Kapalata: Women police officers show determination in reinforcing their capacity

7 Dec 2010

Kapalata: Women police officers show determination in reinforcing their capacity

Kapalata, 6 December 2010 – A number of young female recruits with the Congolese National Police (PNC) demonstrate eagerness to increase their operational capacity as they participate in training sessions in Kapalata. Kapalata, a town just outside Kisangani, the capital of Congo's Oriental Province, is where the United Nations Stabilization Mission in the Democratic Republic of the Congo (MONUSCO), is training Congolese National Police (PNC).

The training centre presently hosts 29 female and 464 male police trainees. The training programme, which runs from 20 September 2010 to 13 March 2011, is designed to provide basic technical and professional skills needed to handle issues ranging from judicial policing, public security and general information.

Once they have completed the programme, these young female recruits hope to be able to perform their duties just as well as their male counterparts.

"When we were with our previous armed groups, we were looked down upon," says Solange Masika, a female police trainee and a former member of the PARECO/FAP(Congolese Resistant Patriots/People's Self-Defense Forces) Mai Mai group. "Our commanders doubted our capacity – not to talk about the bullying, abuse and rape suffered by women both within and outside," adds another female recruit, who requested anonymity.

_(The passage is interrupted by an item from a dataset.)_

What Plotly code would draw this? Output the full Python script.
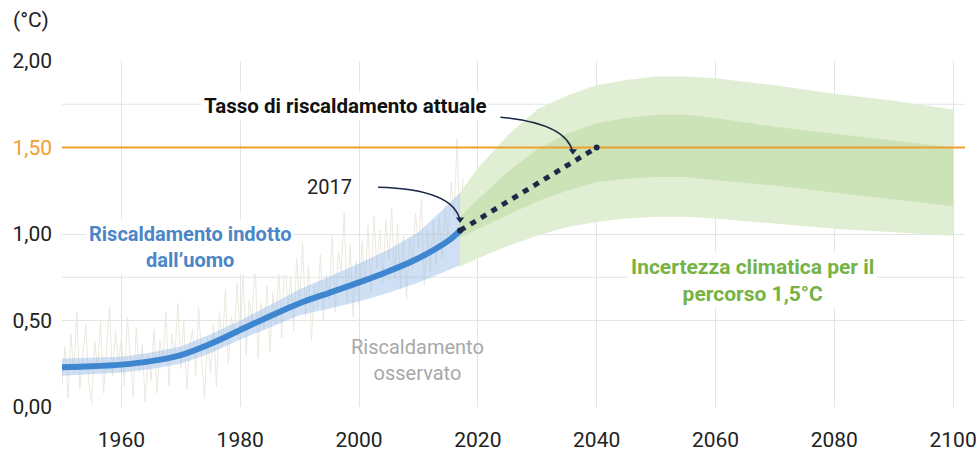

A similar story is told by Modestine Mapendo, an ex-member of the Mai Mai Simba group. "When news about Kapalata reached us in the bush, all of us, men and women, were filled with joy and hope at the prospect of being able to do similar a job but under different and better conditions. This training raised huge expectations among us," she says. She added that one of their main goals is to improve the living conditions of their children and communities. They are also determined, she says, to distinguish themselves by showing that they can do even better than their male colleagues within a modernized and proximity police force."

Another former member of the PARECO/FAP group, Odile Kishingoko, extols the benefits of being trained at the Kapalata centre. Says she: "Though we came from groups that were only recently fighting against one another, today we are all looking in the same direction, thanks to this training."

All the 493 recruits presently in Kapalata are from North Kivu. They are ex-combatants from seven armed groups: CNDP (National Congress for People's Defense); PARECO/FAP (Congolese Resistant Patriots/People's Self-Defense Forces); PARECO/Lafontaine; Mai Mai Ruwenzori; Mai Mai Simba; Mai Mai Kifuafua and UJPS (Union of Young Sacrificed Patriots)

Already they are looking beyond their training period. "We haven't yet been assigned regimental numbers; our ranks are not yet recognized and our future posts not yet budgeted for," they say in unison. Even though this is causing some worry amongst them, they expressed hope that after being trained over such a long period at Kapalata the government endeavor to pay great attention to them by making more space for their absorption into the National Police Force.

The Kapalata project is being funded by Japan's International Cooperation Agency (JICA), run by the United Nations Development Programme (UNDP) and implemented by MONUSCO.